We're already halfway through Pride-iversary Month and today we have another amazing guest article from sapphic romance author and NYT bestseller Chelsea M. Cameron, who tells us how she came to self-publish LGBTQ+ fiction after a career in traditional publishing.
Don't forget to join our Instagram giveaway later today to be in with a chance of winning an ebook of your choice by Chelsea!
When I tell people that my writing career has been a roller coaster, I sometimes think people assume I’m exaggerating, but believe me, I’m not.
I first started writing and publishing young adult paranormal non-queer romance in 2012 due to the influence of both the young adult book industry at the time (some of you may remember something called Twilight) and indie author sensation, Amanda Hocking. Oh, how little I knew then. I kind of want to go back in time and pat myself on the head for being so adorable.
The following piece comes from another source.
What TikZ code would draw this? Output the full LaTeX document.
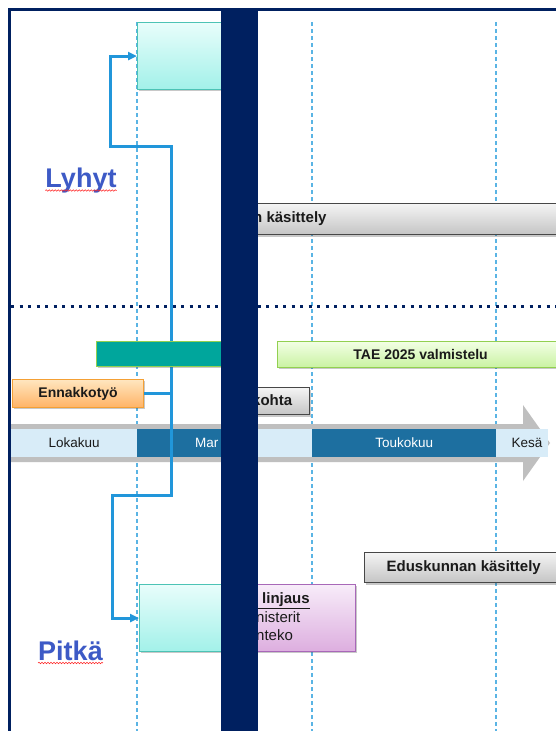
\documentclass[tikz,border=0pt]{standalone}
\usepackage{fontspec}
\setmainfont{Liberation Sans}
\usetikzlibrary{positioning, arrows.meta, shadows, decorations.pathmorphing}

\definecolor{navy}{HTML}{002060}
\definecolor{gridblue}{HTML}{5AB4E4}
\definecolor{linkblue}{HTML}{2196DA}
\definecolor{titleblue}{HTML}{3D5AC6}
\definecolor{textdark}{HTML}{1A1A1A}
\definecolor{tealtop}{HTML}{E8FDFB}
\definecolor{tealbottom}{HTML}{A2F1E9}
\definecolor{tealedge}{HTML}{4CC3B5}
\definecolor{tealfill}{HTML}{00A69C}
\definecolor{greenedge}{HTML}{92D050}
\definecolor{greentop}{HTML}{F2FFE4}
\definecolor{greenbottom}{HTML}{C9F2A2}
\definecolor{orangetop}{HTML}{FFE6BF}
\definecolor{orangebottom}{HTML}{FFB366}
\definecolor{orangeedge}{HTML}{F4A035}
\definecolor{graytop}{HTML}{F4F4F4}
\definecolor{graybottom}{HTML}{C4C4C4}
\definecolor{grayedge}{HTML}{474747}
\definecolor{pinktop}{HTML}{F7ECF9}
\definecolor{pinkbottom}{HTML}{DDAEDF}
\definecolor{pinkedge}{HTML}{A868B8}
\definecolor{stripbright}{HTML}{D8ECF8}
\definecolor{stripdark}{HTML}{1D6FA0}
\definecolor{arrowgray}{HTML}{BFBFBF}

\begin{document}
\begin{tikzpicture}[x=1pt, y=-1pt, >={Triangle[length=9pt,width=8pt]},
    every node/.style={inner sep=0pt, text=textdark},
    shadowed/.style={drop shadow={shadow xshift=1.5pt, shadow yshift=-1.8pt, opacity=0.3, fill=black!70}},
    panel/.style={draw, line width=1.2pt, shadowed, anchor=north west},
    tealbox/.style={panel, draw=tealedge, top color=tealtop, bottom color=tealbottom},
    greenbox/.style={panel, draw=greenedge, top color=greentop, bottom color=greenbottom, font=\fontsize{14}{16}\selectfont\bfseries},
    orangebox/.style={panel, draw=orangeedge, top color=orangetop, bottom color=orangebottom, font=\fontsize{14}{16}\selectfont\bfseries},
    graybox/.style={panel, draw=grayedge, line width=1.4pt, top color=graytop, bottom color=graybottom, font=\fontsize{15}{17}\selectfont\bfseries},
    pinkbox/.style={panel, draw=pinkedge, top color=pinktop, bottom color=pinkbottom},
    boldtext/.style={anchor=west, font=\fontsize{15}{17}\selectfont\bfseries},
    pinktext/.style={anchor=west, align=left, font=\fontsize{15}{18.5}\selectfont},
    strip/.style={minimum height=28pt, anchor=west, font=\fontsize{13.5}{15}\selectfont},
    gridline/.style={gridblue, line width=1.4pt, dash pattern=on 4pt off 3pt},
    link/.style={linkblue, line width=3pt, ->},
    title/.style={text=titleblue, font=\fontsize{27}{30}\selectfont\bfseries, anchor=base},
    squiggle/.style={red!85!white, line width=0.6pt, decorate, decoration={snake, amplitude=0.7pt, segment length=3pt}}]

    \useasboundingbox (0,0) rectangle (556,731);
    \clip (0,0) rectangle (556,731);
    \fill[white] (0,0) rectangle (556,731);

    % month grid
    \foreach \gx in {137,312,496}
        \draw[gridline] (\gx,22) -- (\gx,731);

    % short / long separator
    \draw[navy, line width=3pt, dash pattern=on 3pt off 5.5pt] (11,306) -- (556,306);

    % time line
    \fill[arrowgray] (11,424) -- (523,424) -- (523,405) -- (550,443) -- (523,481) -- (523,462) -- (11,462) -- cycle;
    \node[strip, fill=stripbright, minimum width=126pt] (lokakuu) at (11,443) {Lokakuu};
    \node[strip, fill=stripdark, minimum width=103pt] (maaliskuu) at (137,443) {};
    \node[strip, fill=stripbright, minimum width=72pt] (huhtikuu) at (240,443) {};
    \node[strip, fill=stripdark, minimum width=184pt, text=white] (toukokuu) at (312,443) {Toukokuu};
    \node[strip, fill=stripbright, minimum width=52pt] (kesakuu) at (496,443) {};
    \node[strip, text=white] (maartxt) at (195,443) {Mar};
    \node[font=\fontsize{13.5}{15}\selectfont] (kesatxt) at (527,443) {Kesä};

    \node[orangebox, minimum width=131pt, minimum height=28pt] (ennakko) at (12,379) {Ennakkotyö};
    \node[tealbox, minimum width=90pt, minimum height=67pt] (lyhytbox) at (137,22) {};
    \node[tealbox, minimum width=90pt, minimum height=67pt] (pitkabox) at (139,584) {};

    % links from the preparatory work
    \coordinate (uppersplit) at (171,146);
    \coordinate (lowersplit) at (171,495);
    \draw[link] (ennakko.east) -| (uppersplit) -| ([xshift=-27pt]lyhytbox.west) -- (lyhytbox.west);
    \draw[link] (ennakko.east) -| (lowersplit) -| ([xshift=-27pt]pitkabox.west) -- (pitkabox.west);

    \node[panel, draw=greenedge, line width=1pt, fill=tealfill, minimum width=125pt, minimum height=25pt] (tealbar) at (96,341) {};
    \node[greenbox, minimum width=286pt, minimum height=26pt] (tae) at (277,341) {TAE 2025 valmistelu};
    \node[graybox, minimum width=330pt, minimum height=31pt] (kasittely) at (240,203) {};
    \node[boldtext] (kasittelytxt) at (253,218.5) {n käsittely};
    \node[graybox, minimum width=69pt, minimum height=27pt] (kohta) at (240,387) {};
    \node[boldtext] (kohtatxt) at (252,400.5) {kohta};
    \node[graybox, minimum width=198pt, minimum height=30pt] (eduskunta) at (364,552) {Eduskunnan käsittely};
    \node[pinkbox, minimum width=115pt, minimum height=67pt] (linjaus) at (240,584) {};
    \node[pinktext] (linjaustxt) at (256,617) {\underline{\textbf{\hspace*{6pt}linjaus}}\\nisterit\\nteko};

    % horizon labels
    \node[title] (lyhyt) at (81,187) {Lyhyt};
    \draw[squiggle] ([yshift=-3.5pt]lyhyt.base west) -- ([yshift=-3.5pt]lyhyt.base east);
    \node[title] (pitka) at (70.5,660) {Pitkä};
    \draw[squiggle] ([yshift=-3pt]pitka.base west) -- ([yshift=-3pt]pitka.base east);

    % cover bar and frame
    \fill[navy] (221,8.5) rectangle (258,731);
    \draw[navy, line width=2.8pt] (9.7,731) -- (9.7,9.7) -- (556,9.7);
\end{tikzpicture}
\end{document}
In the summer of 2012, I had an idea for a contemporary college romance and decided to publish it with a cover I made myself. One thing I did learn back then: timing can be KEY in publishing. New adult, as it came to be called, was booming and I happened to put the book up on Amazon at just the right time. Before I knew it, I’d hit bestseller lists, I had a literary agent, and a publishing deal with a major publisher. As far as I was concerned, my life trajectory was set for the rest of my life. I’d just… keep doing what I’d been doing.
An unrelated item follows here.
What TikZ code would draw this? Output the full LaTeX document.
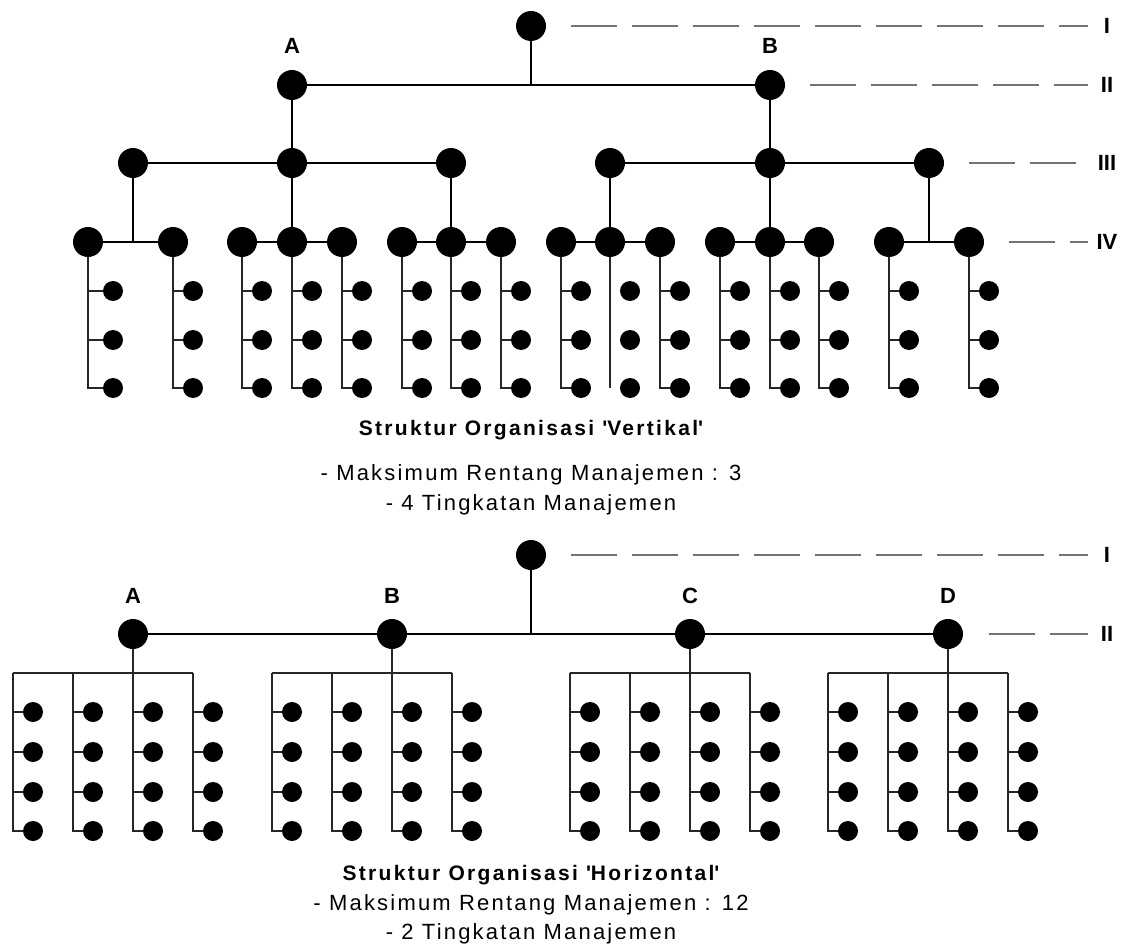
\documentclass[tikz,border=0pt]{standalone}
\usepackage{fontspec}
\setmainfont{Liberation Sans}
\newfontfamily\notefont[LetterSpace=10]{Liberation Sans}
\newfontfamily\headfont[LetterSpace=11]{Liberation Sans}

\tikzset{
  big/.style={circle, fill=black, minimum size=30pt, inner sep=0pt},
  dot/.style={circle, fill=black, minimum size=20pt, inner sep=0pt},
  link/.style={line width=1.8pt, black},
  twig/.style={line width=1.4pt, black!85},
  levelline/.style={line width=1.5pt, black!55, dash pattern=on 46pt off 15pt},
  lab/.style={font=\fontsize{22}{22}\selectfont\bfseries, inner sep=0pt, anchor=center},
  headline/.style={font=\headfont\fontsize{21}{21}\selectfont\bfseries, inner sep=0pt, anchor=base},
  noteline/.style={font=\notefont\fontsize{22}{22}\selectfont, inner sep=0pt, anchor=base},
}

\begin{document}
\begin{tikzpicture}[x=1pt, y=-1pt]
\useasboundingbox (0,0) rectangle (1122,947);

% ---------------- vertical structure ----------------
\node[big] (top) at (531,26) {};
\node[big] (A) at (292,85) {};
\node[big] (B) at (770,85) {};
\node[lab] (labA) at (292,46) {A};
\node[lab] (labB) at (770,46) {B};
\draw[link] (A) -- (B);
\draw[link] (top) -- (top |- A);

% level III
\foreach \n/\x in {a1/133, a2/292, a3/451, b1/610, b2/770, b3/929}
  \node[big] (\n) at (\x,163) {};
\draw[link] (a1) -- (a3);
\draw[link] (b1) -- (b3);
\draw[link] (A) -- (a2);
\draw[link] (B) -- (b2);

% level IV
\foreach \n/\x in {p1/88, p2/173, q1/242, q2/292, q3/342, r1/402, r2/451, r3/501,
                   s1/561, s2/610, s3/660, t1/720, t2/770, t3/819, u1/889, u2/969}
  \node[big] (\n) at (\x,242) {};
\draw[link] (p1) -- (p2);
\draw[link] (q1) -- (q3);
\draw[link] (r1) -- (r3);
\draw[link] (s1) -- (s3);
\draw[link] (t1) -- (t3);
\draw[link] (u1) -- (u2);
\draw[link] (a1) -- (a1 |- p1);
\draw[link] (a2) -- (q2);
\draw[link] (a3) -- (r2);
\draw[link] (b1) -- (s2);
\draw[link] (b2) -- (t2);
\draw[link] (b3) -- (b3 |- u1);

% staff under each level IV unit
\foreach \n/\x/\o in {p1/88/25, p2/173/20, q1/242/20, q2/292/20, q3/342/20,
                      r1/402/20, r2/451/20, r3/501/20, s1/561/20, s2/610/20,
                      s3/660/20, t1/720/20, t2/770/20, t3/819/20, u1/889/20, u2/969/20}
{
  \node[dot] (\n-1) at ({\x+\o},291) {};
  \node[dot] (\n-2) at ({\x+\o},340) {};
  \node[dot] (\n-3) at ({\x+\o},388) {};
}
\foreach \n in {p1, p2, q1, q2, q3, r1, r2, r3, s1, s3, t1, t2, t3, u1, u2}
{
  \draw[twig] (\n) |- (\n-3);
  \draw[twig] (\n |- \n-1) -- (\n-1);
  \draw[twig] (\n |- \n-2) -- (\n-2);
}
\draw[twig] (s2) -- (s2 |- s2-3);

% level guides
\coordinate (g1s) at (571,26);  \coordinate (g1e) at (1088,26);
\coordinate (g2s) at (810,85);  \coordinate (g2e) at (1088,85);
\coordinate (g3s) at (969,163); \coordinate (g3e) at (1088,163);
\coordinate (g4s) at (1009,242); \coordinate (g4e) at (1088,242);
\draw[levelline] (g1s) -- (g1e);
\draw[levelline] (g2s) -- (g2e);
\draw[levelline] (g3s) -- (g3e);
\draw[levelline] (g4s) -- (g4e);
\node[lab] (r1lab) at (1107,26) {I};
\node[lab] (r2lab) at (1107,85) {II};
\node[lab] (r3lab) at (1107,163) {III};
\node[lab] (r4lab) at (1107,242) {IV};

\node[headline] (vtitle) at (531,435) {Struktur Organisasi \textquotesingle Vertikal\textquotesingle};
\node[noteline] (vnote1) at (531,480) {- Maksimum Rentang Manajemen : 3};
\node[noteline] (vnote2) at (531,510) {- 4 Tingkatan Manajemen};

% ---------------- horizontal structure ----------------
\node[big] (htop) at (531,555) {};
\foreach \n/\x/\t in {hA/133/A, hB/392/B, hC/690/C, hD/948/D}
{
  \node[big] (\n) at (\x,634) {};
  \node[lab] (\n-lab) at (\x,596) {\t};
}
\draw[link] (hA) -- (hD);
\draw[link] (htop) -- (htop |- hA);

\foreach \n/\x in {hA/133, hB/392, hC/690, hD/948}
{
  \foreach \k/\dx in {1/-120, 2/-60, 3/0, 4/60}
  {
    \coordinate (\n-c\k) at ({\x+\dx},673);
    \foreach \r/\y in {1/712, 2/752, 3/792, 4/831}
      \node[dot] (\n-\k-\r) at ({\x+\dx+20},\y) {};
    \draw[twig] (\n-c\k) |- (\n-\k-4);
    \foreach \r in {1,2,3}
      \draw[twig] (\n-c\k |- \n-\k-\r) -- (\n-\k-\r);
  }
  \draw[twig] (\n) -- (\n-c3);
  \draw[twig] (\n-c1) -- (\n-c4);
}

\coordinate (h1s) at (571,555); \coordinate (h1e) at (1088,555);
\coordinate (h2s) at (989,634); \coordinate (h2e) at (1088,634);
\draw[levelline] (h1s) -- (h1e);
\draw[levelline] (h2s) -- (h2e);
\node[lab] (h1lab) at (1107,555) {I};
\node[lab] (h2lab) at (1107,634) {II};

\node[headline] (htitle) at (531,880) {Struktur Organisasi \textquotesingle Horizontal\textquotesingle};
\node[noteline] (hnote1) at (531,910) {- Maksimum Rentang Manajemen : 12};
\node[noteline] (hnote2) at (531,939) {- 2 Tingkatan Manajemen};
\end{tikzpicture}
\end{document}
For several years, I pumped out romances, but something was happening at the same time. On a whim, I started watching a new web series on Youtube called Carmilla (I was still on the vampire train), as well as reading sapphic romances. Pretty soon it was ALL I was doing. These books and that series were so compelling, and I could NOT figure out why until I started letting myself have the thoughts that I’d hidden from myself my entire life.
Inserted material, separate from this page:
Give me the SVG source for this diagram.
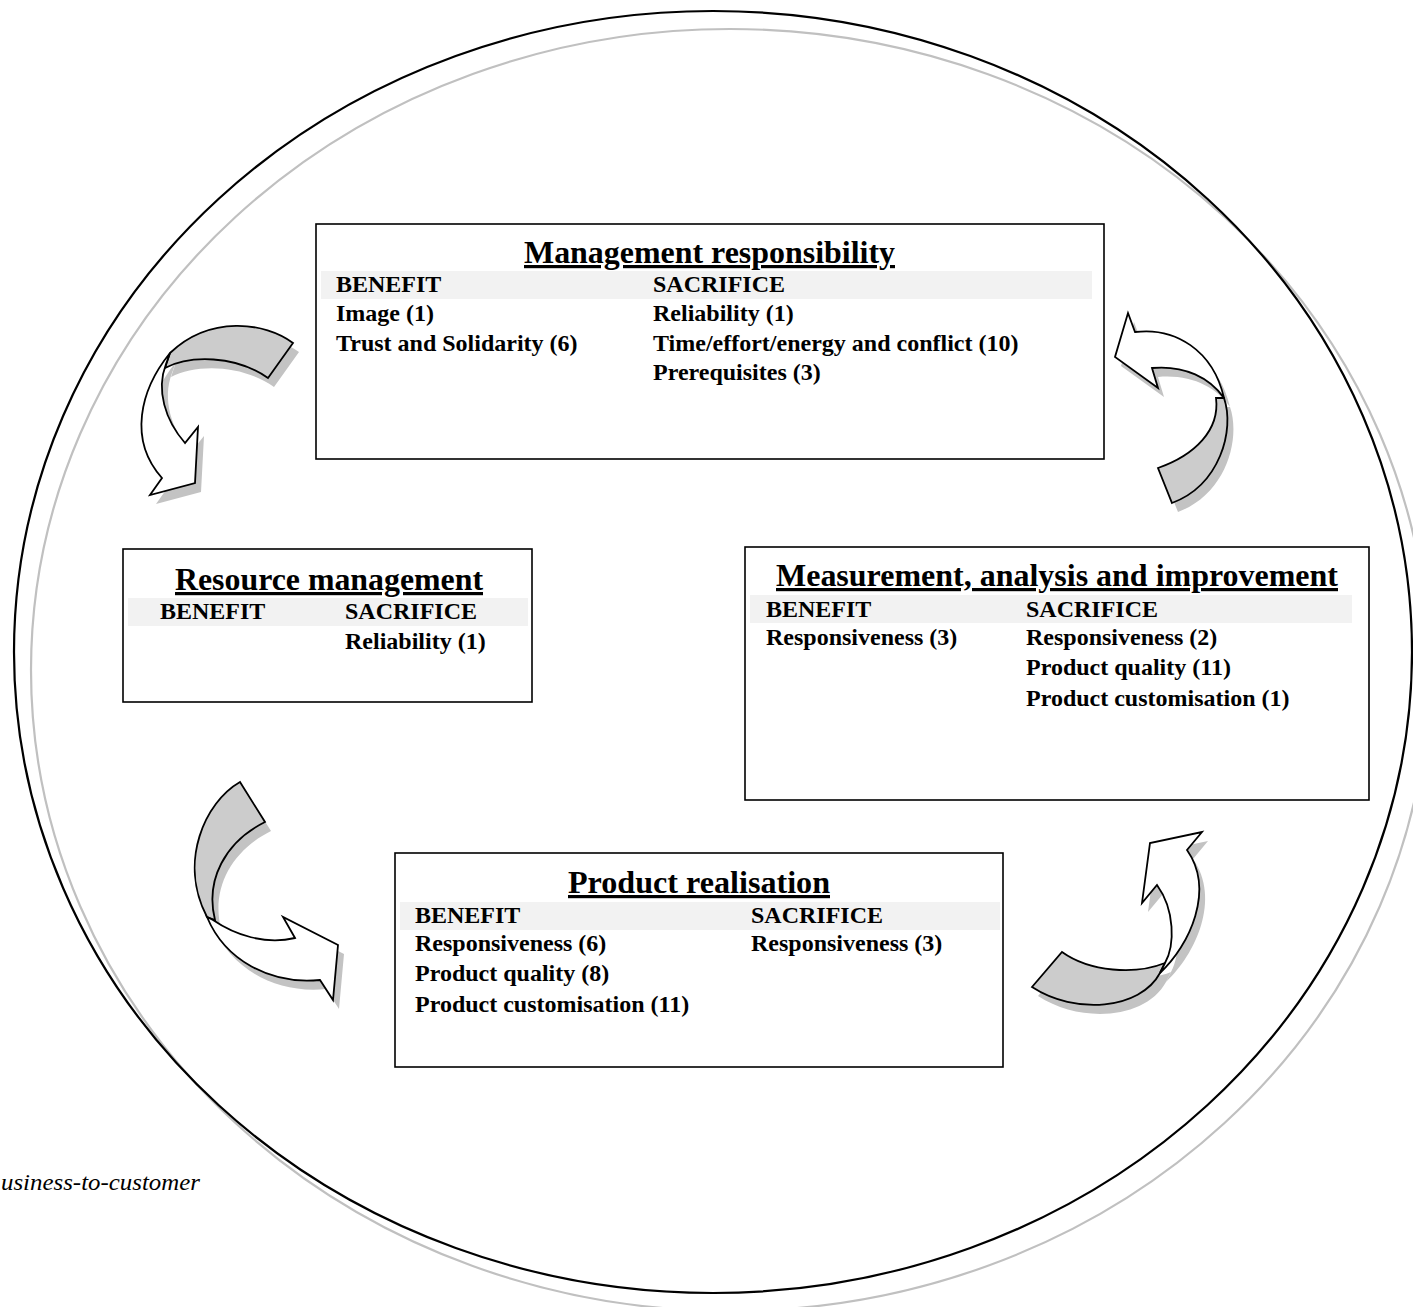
<svg xmlns="http://www.w3.org/2000/svg" width="1413" height="1307" viewBox="0 0 1413 1307">
<style>
.box{fill:#fff;stroke:#000;stroke-width:1.6}
.bar{fill:#f2f2f2}
.t{font-family:"Liberation Serif","Times New Roman",serif;font-weight:bold;font-size:24px;fill:#000}
.h{font-family:"Liberation Serif","Times New Roman",serif;font-weight:bold;font-size:32px;fill:#000;text-decoration:underline}
.it{font-family:"Liberation Serif","Times New Roman",serif;font-style:italic;font-size:24px;fill:#000}
.shadow{fill:#c3c3c3;stroke:none}
.band{fill:#cccccc;stroke:#000;stroke-width:1.8;stroke-linejoin:miter}
.front{fill:#fff;stroke:#000;stroke-width:1.8;stroke-linejoin:miter}
</style>
<rect width="1413" height="1307" fill="#fff"/>
<g id="frame">
<ellipse cx="730" cy="670" rx="699" ry="641" fill="none" stroke="#c0c0c0" stroke-width="2.2"/>
<ellipse cx="713" cy="652" rx="699" ry="641" fill="none" stroke="#000" stroke-width="2.2"/>
</g>
<text class="it" x="1" y="1190" textLength="199" lengthAdjust="spacingAndGlyphs">usiness-to-customer</text>

<g id="connectors">
<g id="arrow-tl">
<g class="shadow" transform="translate(6,9)">
<path d="M293,343 C265,322 210,315 170,353 L165,368 C190,355 235,355 268,378 Z"/>
<path d="M170,353 C140,390 128,440 162,478 L150,495 L195,483 L198,427 L185,443 C165,420 156,390 166,364 Z"/>
</g>
<path class="band" d="M293,343 C265,322 210,315 170,353 L165,368 C190,355 235,355 268,378 Z"/>
<path class="front" d="M170,353 C140,390 128,440 162,478 L150,495 L195,483 L198,427 L185,443 C165,420 156,390 166,364 Z"/>
</g>
<g id="arrow-tr">
<g class="shadow" transform="translate(6,9)">
<path d="M1224,398 C1235,430 1220,485 1172,503 L1158,468 C1195,455 1220,430 1216,398 Z"/>
<path d="M1128,313 L1135,332 C1175,327 1213,350 1224,398 C1210,378 1185,365 1152,368 L1158,388 L1115,357 Z"/>
</g>
<path class="band" d="M1224,398 C1235,430 1220,485 1172,503 L1158,468 C1195,455 1220,430 1216,398 Z"/>
<path class="front" d="M1128,313 L1135,332 C1175,327 1213,350 1224,398 C1210,378 1185,365 1152,368 L1158,388 L1115,357 Z"/>
</g>
<g id="arrow-bl">
<g class="shadow" transform="translate(6,9)">
<path d="M240,782 C205,802 178,862 207,917 L215,920 C205,880 225,842 265,822 Z"/>
<path d="M207,917 C225,960 270,985 320,980 L333,1000 L338,945 L283,917 L295,938 C265,945 235,935 213,920 Z"/>
</g>
<path class="band" d="M240,782 C205,802 178,862 207,917 L215,920 C205,880 225,842 265,822 Z"/>
<path class="front" d="M207,917 C225,960 270,985 320,980 L333,1000 L338,945 L283,917 L295,938 C265,945 235,935 213,920 Z"/>
</g>
<g id="arrow-br">
<g class="shadow" transform="translate(6,9)">
<path d="M1032,987 C1075,1015 1140,1010 1160,973 L1165,963 C1135,975 1090,972 1062,952 Z"/>
<path d="M1160,973 C1190,945 1215,890 1187,850 L1202,832 L1150,843 L1142,903 L1157,885 C1175,910 1175,945 1165,963 Z"/>
</g>
<path class="band" d="M1032,987 C1075,1015 1140,1010 1160,973 L1165,963 C1135,975 1090,972 1062,952 Z"/>
<path class="front" d="M1160,973 C1190,945 1215,890 1187,850 L1202,832 L1150,843 L1142,903 L1157,885 C1175,910 1175,945 1165,963 Z"/>
</g>
</g>

<g id="management-responsibility">
<rect class="box" x="316" y="224" width="788" height="235"/>
<rect class="bar" x="321" y="271" width="771" height="28"/>
<text class="h" x="524" y="263" textLength="371" lengthAdjust="spacingAndGlyphs">Management responsibility</text>
<text class="t" x="336" y="292">BENEFIT</text>
<text class="t" x="653" y="292">SACRIFICE</text>
<text class="t" x="336" y="321">Image (1)</text>
<text class="t" x="653" y="321">Reliability (1)</text>
<text class="t" x="336" y="351">Trust and Solidarity (6)</text>
<text class="t" x="653" y="351">Time/effort/energy and conflict (10)</text>
<text class="t" x="653" y="380">Prerequisites (3)</text>
</g>

<g id="resource-management">
<rect class="box" x="123" y="549" width="409" height="153"/>
<rect class="bar" x="128" y="598" width="400" height="28"/>
<text class="h" x="175" y="590" textLength="308" lengthAdjust="spacingAndGlyphs">Resource management</text>
<text class="t" x="160" y="619">BENEFIT</text>
<text class="t" x="345" y="619">SACRIFICE</text>
<text class="t" x="345" y="649">Reliability (1)</text>
</g>

<g id="measurement-analysis-improvement">
<rect class="box" x="745" y="547" width="624" height="253"/>
<rect class="bar" x="750" y="595" width="602" height="28"/>
<text class="h" x="776" y="586" textLength="562" lengthAdjust="spacingAndGlyphs">Measurement, analysis and improvement</text>
<text class="t" x="766" y="617">BENEFIT</text>
<text class="t" x="1026" y="617">SACRIFICE</text>
<text class="t" x="766" y="645">Responsiveness (3)</text>
<text class="t" x="1026" y="645">Responsiveness (2)</text>
<text class="t" x="1026" y="675">Product quality (11)</text>
<text class="t" x="1026" y="706">Product customisation (1)</text>
</g>

<g id="product-realisation">
<rect class="box" x="395" y="853" width="608" height="214"/>
<rect class="bar" x="400" y="902" width="600" height="28"/>
<text class="h" x="568" y="893" textLength="262" lengthAdjust="spacingAndGlyphs">Product realisation</text>
<text class="t" x="415" y="923">BENEFIT</text>
<text class="t" x="751" y="923">SACRIFICE</text>
<text class="t" x="415" y="951">Responsiveness (6)</text>
<text class="t" x="751" y="951">Responsiveness (3)</text>
<text class="t" x="415" y="981">Product quality (8)</text>
<text class="t" x="415" y="1012">Product customisation (11)</text>
</g>
</svg>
Long story short: I was not straight.
Around the same time, I had a book series I’d been struggling to write cancelled by the publisher and while I was disappointed by the loss of potential royalties, the major feeling I had was relief. I hadn’t wanted to write those books anyway. With a space in my writing schedule, I decided to try something: writing my own sapphic romance. Since I’d started out in young adult, that was where it felt safest for me to experiment. Inspired by the Taylor Swift song, “You Belong with Me”, but where the two girls competing over the boy end up together, I started typing and it was like everything fell into place. As I wrote the book, all I could feel in my bones was that this, right here, this was what I was meant to be writing. The book poured out of me so fast I think I barely slept and drank way too many energy drinks.
I published that book in 2016, and I haven’t looked back since. I’ve found a home in the sapphic romance community and I am so grateful that I made it here. I get to write books that I am so freaking excited about every day. Sure, I have bad days and days where the words feel like pulling teeth, but the majority of my days are filled with joy for what I’m creating.
Chelsea M. Cameron is a New York Times/USA Today/Internationally Best Selling author from Maine who now lives and works in Boston. She's a red velvet cake enthusiast, obsessive tea drinker, former cheerleader, and world's worst video gamer. When not writing, she enjoys watching infomercials, eating brunch in bed, tweeting, and playing fetch with her cat, Sassenach. She has a degree in journalism from the University of Maine, Orono that she promptly abandoned to write about the people in her own head. More often than not, these people turn out to be just as weird as she is.